The purpose of words is to "contain" meaning. But God by definition transcends -- or shatters is more like it -- any such containment. So, how do we... Bion recognized the same problem in psychology:

"The verbal expression can be so formalized, so rigid, so filled with already existing ideas that the idea I want to express can have all the life squeezed out of it."

Conversely, "the meaning I wish to express may have such force and vitality, relative to the verbal formulation in which I strive to contain it, that it destroys the verbal container." On the one hand, meaning that is dead on arrival; on the other, speech that is dead at conception.

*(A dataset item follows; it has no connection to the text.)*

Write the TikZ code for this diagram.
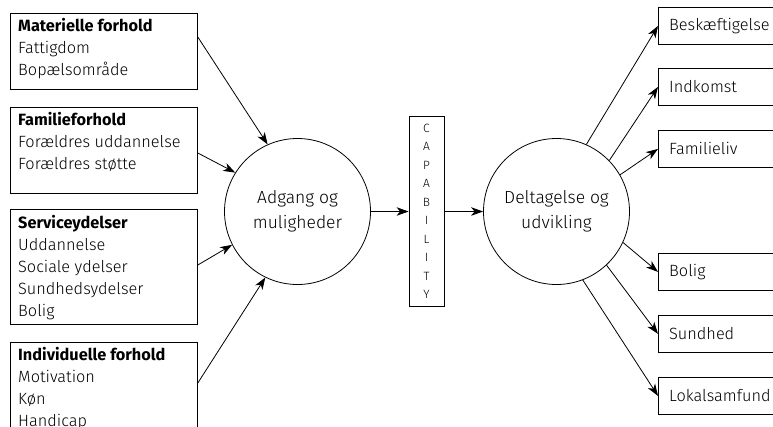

How do we get around this? As you know, Bion is the fellow who stole the idea of O from me in a brazen act of anticipatory plagiarism. He adopted "the approach of mystics from the Bhagavad Gita to the present" and put forth the central postulate "that atonement with ultimate reality, or O, as I have called it to avoid involvement with an existing association, is essential to harmonious mental growth."

Note how Bion "rediscovers" the same old Fall: "Disturbance in capacity for atonement is associated with megalomaniac attitudes." You don't say.

Or better, you need to unsay what cannot be said -- which isn't the same as not saying it.

Interesting that just after this passage, Bion goes into a cryptic little riff on threeness: "When the individual is confronted with what, in comparison with himself, is an infinite number or quantity, he binds the 'innumerable' host by the name 'three'" such that "the 'infinite' number has now been made finite."

In my view, -- which of course could be wrong -- the One and the Three are complementary. Not to say the Trinity is finite, only that it is... how to put it... a kind of container of infinitude? Certainly it is a way for humans to "think about" an infinitude that otherwise cannot be thought, taught, or got, only sought. But not unproductively....

7 comments:

ted said...

"The verbal expression can be so formalized, so rigid, so filled with already existing ideas that the idea I want to express can have all the life squeezed out of it."

Here's a perfect example of it: I just caught this video where Stefan Molyneux listens to a caller bring in mysticism as a complement to logic. He can't go there, and tries to formalize everything with definitions and quantifiable outcomes. Left brain meets right brain and goes nowhere.

Dougman said...

on the other, speech that is dead at conception.

How do we get around this?

Music is the key

Gagdad Bob said...

Concur with Ted: right can contain left, but the converse is impossible.

Gagdad Bob said...

Music is certainly one key; beauty in general is a skeleton key.

Dougman said...

It's no wonder that Hollywood went down the drain. When the left takes over entertainment, the profane rules their "art".

Gagdad Bob said...

I like to think that this blog is as useless and/or useful as a song.

julie said...

Which is again why Jesus... Well, I don't want to put words in his mouth or motives in his head, but this must be a big reason why he didn't simply write a book and toss it out there. Wouldn't that have been easier? "Here. Here's the truth. Now, commit it to memory and go on with your lives."

Considering how many ways people misunderstand the books that we do have, I shudder to think of the ways man would do violence to such a direct word from above.